* BEGIN RECORD EXCERPTS *

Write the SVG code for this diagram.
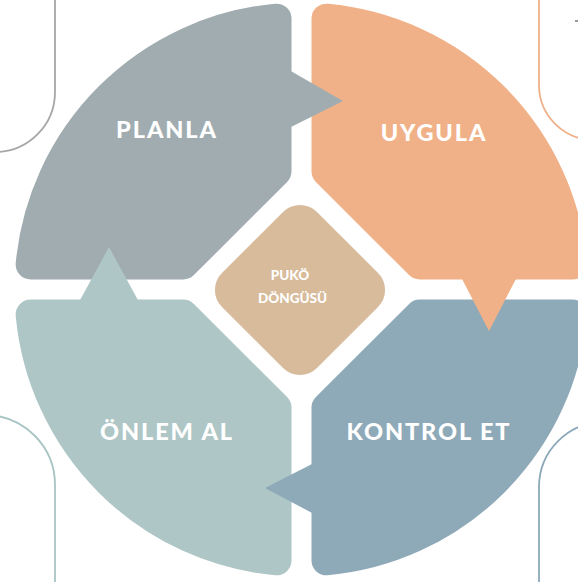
<svg xmlns="http://www.w3.org/2000/svg" xmlns:xlink="http://www.w3.org/1999/xlink" width="578" height="582" viewBox="0 0 578 582">
<style>
.q{stroke-width:30;stroke-linejoin:round}
.lbl{font-family:Lato,"Noto Sans","DejaVu Sans",sans-serif;font-weight:900;fill:#ffffff;text-anchor:middle}
.big{font-size:23.5px;letter-spacing:1.9px}
.small{font-size:13.5px;letter-spacing:0px}
.deco{fill:none;stroke-width:1.8}
</style>
<defs>
<path id="quad" d="M -270.85 -25 A 272 272 0 0 1 -25 -270.85 L -25 -118.2 L -118.2 -25 Z"/>
</defs>
<rect width="578" height="582" fill="#ffffff"/>
<g id="decor">
<path class="deco" stroke="#a6a6a6" d="M 55 -2 V 92 A 60 60 0 0 1 -5 152"/>
<path class="deco" stroke="#f0b088" d="M 539 -2 V 85 A 55 55 0 0 0 594 140"/>
<path class="deco" stroke="#a9c4c4" d="M -15 415 A 70 70 0 0 1 55 485 V 584"/>
<path class="deco" stroke="#8aa8b8" d="M 604 422 A 65 65 0 0 0 539 487 V 584"/>
<path d="M 575 21 H 578" stroke="#555555" stroke-width="1.2"/>
</g>
<g id="planla">
<use xlink:href="#quad" class="q" fill="#a0acb0" stroke="#a0acb0" transform="translate(301.5,289.5)"/>
<text class="lbl big" x="167" y="138">PLANLA</text>
</g>
<g id="uygula">
<use xlink:href="#quad" class="q" fill="#f1b188" stroke="#f1b188" transform="translate(301.5,289.5) scale(-1,1)"/>
<text class="lbl big" x="434" y="141">UYGULA</text>
</g>
<g id="kontrol-et">
<use xlink:href="#quad" class="q" fill="#8eaab8" stroke="#8eaab8" transform="translate(301.5,289.5) scale(-1,-1)"/>
<text class="lbl big" x="429" y="440">KONTROL ET</text>
</g>
<g id="onlem-al">
<use xlink:href="#quad" class="q" fill="#aec6c6" stroke="#aec6c6" transform="translate(301.5,289.5) scale(1,-1)"/>
<text class="lbl big" x="167" y="440">ÖNLEM AL</text>
</g>
<g id="puko">
<rect x="-67.2" y="-67.2" width="134.4" height="134.4" rx="24" fill="#d7bb9b" transform="translate(300,290) rotate(45)"/>
<text class="lbl small" x="290" y="280">PUKÖ</text>
<text class="lbl small" x="292.5" y="303">DÖNGÜSÜ</text>
</g>
<g id="connectors">
<polygon points="289,70 343,101 289,128" fill="#a0acb0"/>
<polygon points="461,277 517,277 489,331" fill="#f1b188"/>
<polygon points="314,463 314,514 265,488" fill="#8eaab8"/>
<polygon points="79,302 139,302 109,247" fill="#aec6c6"/>
</g>
</svg>
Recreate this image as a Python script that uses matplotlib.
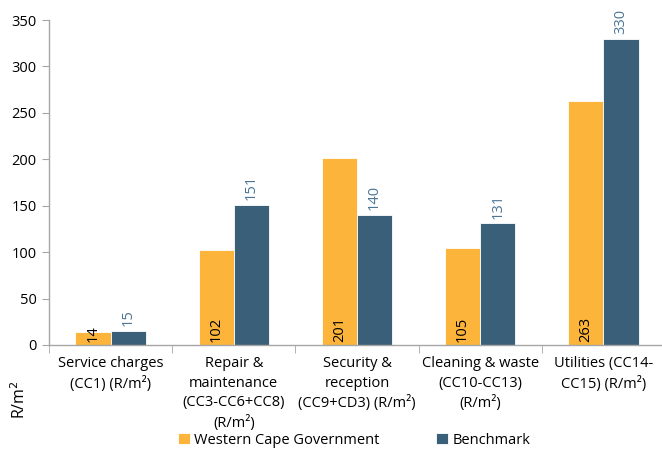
import matplotlib
matplotlib.use("Agg")
import matplotlib.pyplot as plt
import numpy as np

categories = [
    "Service charges\n(CC1) (R/m²)",
    "Repair &\nmaintenance\n(CC3-CC6+CC8)\n(R/m²)",
    "Security &\nreception\n(CC9+CD3) (R/m²)",
    "Cleaning & waste\n(CC10-CC13)\n(R/m²)",
    "Utilities (CC14-\nCC15) (R/m²)",
]
wcg = [14, 102, 201, 105, 263]
benchmark = [15, 151, 140, 131, 330]
series_names = ["Western Cape Government", "Benchmark"]
yticks = [0, 50, 100, 150, 200, 250, 300, 350]

c_wcg = "#FDB43B"
c_bm = "#3A6079"
c_bmlab = "#4A7596"
gray = "#A6A6A6"

plt.rcParams['font.family'] = ['Open Sans', 'DejaVu Sans']

fig = plt.figure(figsize=(6.62, 4.49), dpi=100)
ax = fig.add_axes([49/662, 1-345/449, 616/662, 325/449])

x = np.arange(len(categories))
w = 0.285
b1 = ax.bar(x - w/2, wcg, w, color=c_wcg, edgecolor="white", linewidth=0.6, label=series_names[0])
b2 = ax.bar(x + w/2, benchmark, w, color=c_bm, edgecolor="white", linewidth=0.6, label=series_names[1])

for xi, v in zip(x, wcg):
    ax.text(xi - w/2, 3, str(v), rotation=90, ha="center", va="bottom", fontsize=10.5, color="black")
for xi, v in zip(x, benchmark):
    ax.text(xi + w/2, v + 5, str(v), rotation=90, ha="center", va="bottom", fontsize=10.5, color=c_bmlab)

ax.set_xlim(-0.5, len(categories) - 0.5)
ax.set_ylim(0, 350)
ax.set_yticks(yticks)
ax.tick_params(axis="y", labelsize=10.5, length=5, color=gray, pad=4)
ax.set_xticks(x)
ax.set_xticklabels(categories, fontsize=10.5, linespacing=1.4, va="top")
ax.tick_params(axis="x", which="major", length=0, pad=8)
ax.set_xticks(np.arange(-0.5, len(categories) + 0.5, 1), minor=True)
ax.tick_params(axis="x", which="minor", length=6, color=gray)

for s in ["top", "right"]:
    ax.spines[s].set_visible(False)
for s in ["left", "bottom"]:
    ax.spines[s].set_color(gray)
    ax.spines[s].set_linewidth(1.0)

fig.text(20/662, 1-400/449, "R/m$^2$", rotation=90, ha="center", va="center", fontsize=11.5)

leg = fig.legend(handles=[b1, b2], labels=series_names, loc="center", bbox_to_anchor=(354/662, 1-440/449),
                 ncol=2, frameon=False, fontsize=10.5, handlelength=0.8, handleheight=0.8,
                 handletextpad=0.3, columnspacing=3.9, borderaxespad=0)

fig.savefig("out.png", dpi=100)
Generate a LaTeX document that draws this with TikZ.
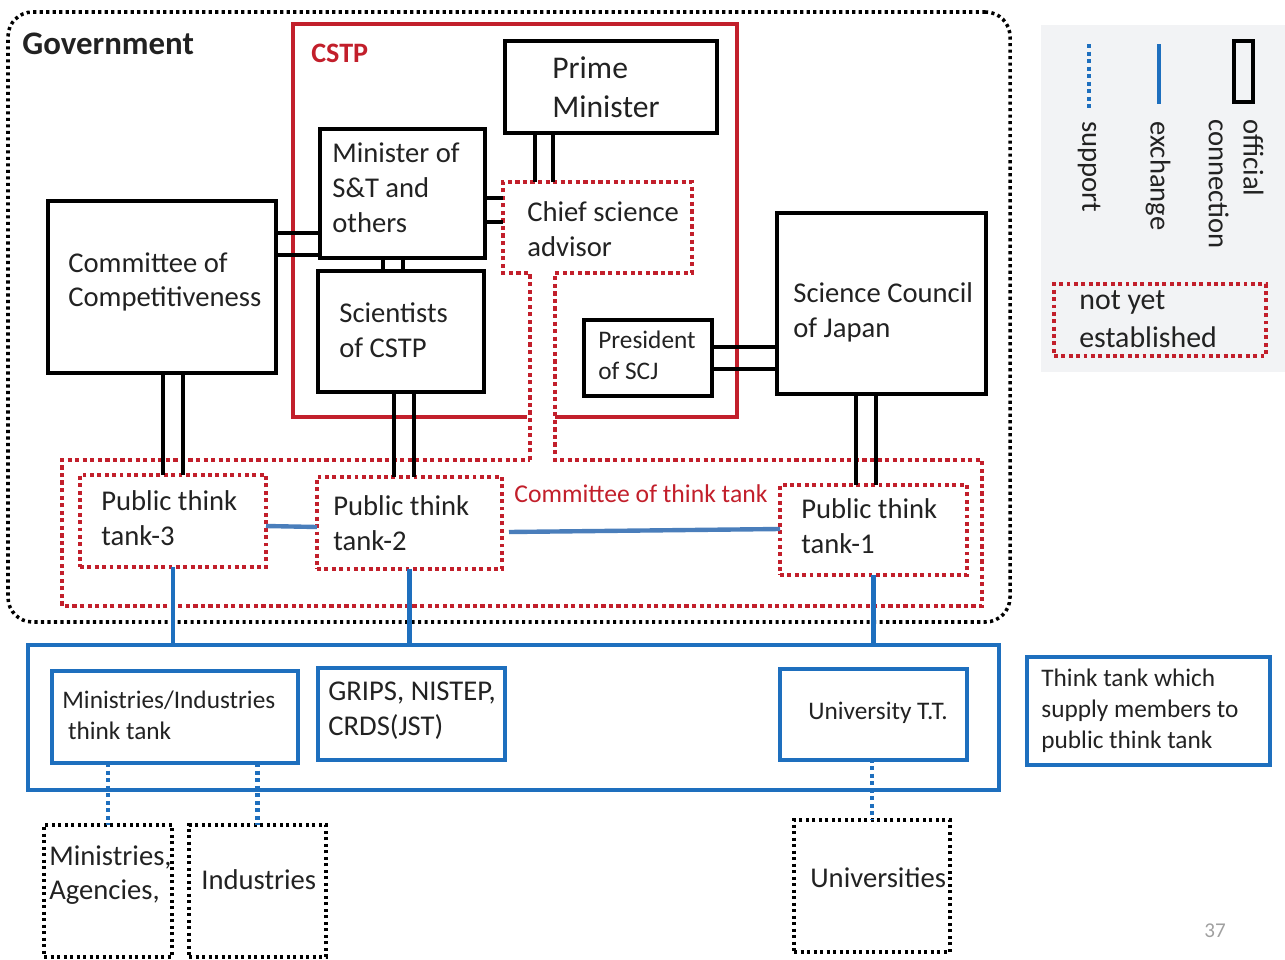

* END RECORD EXCERPTS *

WRITTEN REQUEST – Reproduce every line precisely as given, omitting all pictures.

ANSWER FOR THE TASK –
Write the SVG code for this diagram.
<svg xmlns="http://www.w3.org/2000/svg" xmlns:xlink="http://www.w3.org/1999/xlink" width="578" height="582" viewBox="0 0 578 582">
<style>
.q{stroke-width:30;stroke-linejoin:round}
.lbl{font-family:Lato,"Noto Sans","DejaVu Sans",sans-serif;font-weight:900;fill:#ffffff;text-anchor:middle}
.big{font-size:23.5px;letter-spacing:1.9px}
.small{font-size:13.5px;letter-spacing:0px}
.deco{fill:none;stroke-width:1.8}
</style>
<defs>
<path id="quad" d="M -270.85 -25 A 272 272 0 0 1 -25 -270.85 L -25 -118.2 L -118.2 -25 Z"/>
</defs>
<rect width="578" height="582" fill="#ffffff"/>
<g id="decor">
<path class="deco" stroke="#a6a6a6" d="M 55 -2 V 92 A 60 60 0 0 1 -5 152"/>
<path class="deco" stroke="#f0b088" d="M 539 -2 V 85 A 55 55 0 0 0 594 140"/>
<path class="deco" stroke="#a9c4c4" d="M -15 415 A 70 70 0 0 1 55 485 V 584"/>
<path class="deco" stroke="#8aa8b8" d="M 604 422 A 65 65 0 0 0 539 487 V 584"/>
<path d="M 575 21 H 578" stroke="#555555" stroke-width="1.2"/>
</g>
<g id="planla">
<use xlink:href="#quad" class="q" fill="#a0acb0" stroke="#a0acb0" transform="translate(301.5,289.5)"/>
<text class="lbl big" x="167" y="138">PLANLA</text>
</g>
<g id="uygula">
<use xlink:href="#quad" class="q" fill="#f1b188" stroke="#f1b188" transform="translate(301.5,289.5) scale(-1,1)"/>
<text class="lbl big" x="434" y="141">UYGULA</text>
</g>
<g id="kontrol-et">
<use xlink:href="#quad" class="q" fill="#8eaab8" stroke="#8eaab8" transform="translate(301.5,289.5) scale(-1,-1)"/>
<text class="lbl big" x="429" y="440">KONTROL ET</text>
</g>
<g id="onlem-al">
<use xlink:href="#quad" class="q" fill="#aec6c6" stroke="#aec6c6" transform="translate(301.5,289.5) scale(1,-1)"/>
<text class="lbl big" x="167" y="440">ÖNLEM AL</text>
</g>
<g id="puko">
<rect x="-67.2" y="-67.2" width="134.4" height="134.4" rx="24" fill="#d7bb9b" transform="translate(300,290) rotate(45)"/>
<text class="lbl small" x="290" y="280">PUKÖ</text>
<text class="lbl small" x="292.5" y="303">DÖNGÜSÜ</text>
</g>
<g id="connectors">
<polygon points="289,70 343,101 289,128" fill="#a0acb0"/>
<polygon points="461,277 517,277 489,331" fill="#f1b188"/>
<polygon points="314,463 314,514 265,488" fill="#8eaab8"/>
<polygon points="79,302 139,302 109,247" fill="#aec6c6"/>
</g>
</svg>
Recreate this image as a Python script that uses matplotlib.
import matplotlib
matplotlib.use("Agg")
import matplotlib.pyplot as plt
import numpy as np

categories = [
    "Service charges\n(CC1) (R/m²)",
    "Repair &\nmaintenance\n(CC3-CC6+CC8)\n(R/m²)",
    "Security &\nreception\n(CC9+CD3) (R/m²)",
    "Cleaning & waste\n(CC10-CC13)\n(R/m²)",
    "Utilities (CC14-\nCC15) (R/m²)",
]
wcg = [14, 102, 201, 105, 263]
benchmark = [15, 151, 140, 131, 330]
series_names = ["Western Cape Government", "Benchmark"]
yticks = [0, 50, 100, 150, 200, 250, 300, 350]

c_wcg = "#FDB43B"
c_bm = "#3A6079"
c_bmlab = "#4A7596"
gray = "#A6A6A6"

plt.rcParams['font.family'] = ['Open Sans', 'DejaVu Sans']

fig = plt.figure(figsize=(6.62, 4.49), dpi=100)
ax = fig.add_axes([49/662, 1-345/449, 616/662, 325/449])

x = np.arange(len(categories))
w = 0.285
b1 = ax.bar(x - w/2, wcg, w, color=c_wcg, edgecolor="white", linewidth=0.6, label=series_names[0])
b2 = ax.bar(x + w/2, benchmark, w, color=c_bm, edgecolor="white", linewidth=0.6, label=series_names[1])

for xi, v in zip(x, wcg):
    ax.text(xi - w/2, 3, str(v), rotation=90, ha="center", va="bottom", fontsize=10.5, color="black")
for xi, v in zip(x, benchmark):
    ax.text(xi + w/2, v + 5, str(v), rotation=90, ha="center", va="bottom", fontsize=10.5, color=c_bmlab)

ax.set_xlim(-0.5, len(categories) - 0.5)
ax.set_ylim(0, 350)
ax.set_yticks(yticks)
ax.tick_params(axis="y", labelsize=10.5, length=5, color=gray, pad=4)
ax.set_xticks(x)
ax.set_xticklabels(categories, fontsize=10.5, linespacing=1.4, va="top")
ax.tick_params(axis="x", which="major", length=0, pad=8)
ax.set_xticks(np.arange(-0.5, len(categories) + 0.5, 1), minor=True)
ax.tick_params(axis="x", which="minor", length=6, color=gray)

for s in ["top", "right"]:
    ax.spines[s].set_visible(False)
for s in ["left", "bottom"]:
    ax.spines[s].set_color(gray)
    ax.spines[s].set_linewidth(1.0)

fig.text(20/662, 1-400/449, "R/m$^2$", rotation=90, ha="center", va="center", fontsize=11.5)

leg = fig.legend(handles=[b1, b2], labels=series_names, loc="center", bbox_to_anchor=(354/662, 1-440/449),
                 ncol=2, frameon=False, fontsize=10.5, handlelength=0.8, handleheight=0.8,
                 handletextpad=0.3, columnspacing=3.9, borderaxespad=0)

fig.savefig("out.png", dpi=100)
Generate a LaTeX document that draws this with TikZ.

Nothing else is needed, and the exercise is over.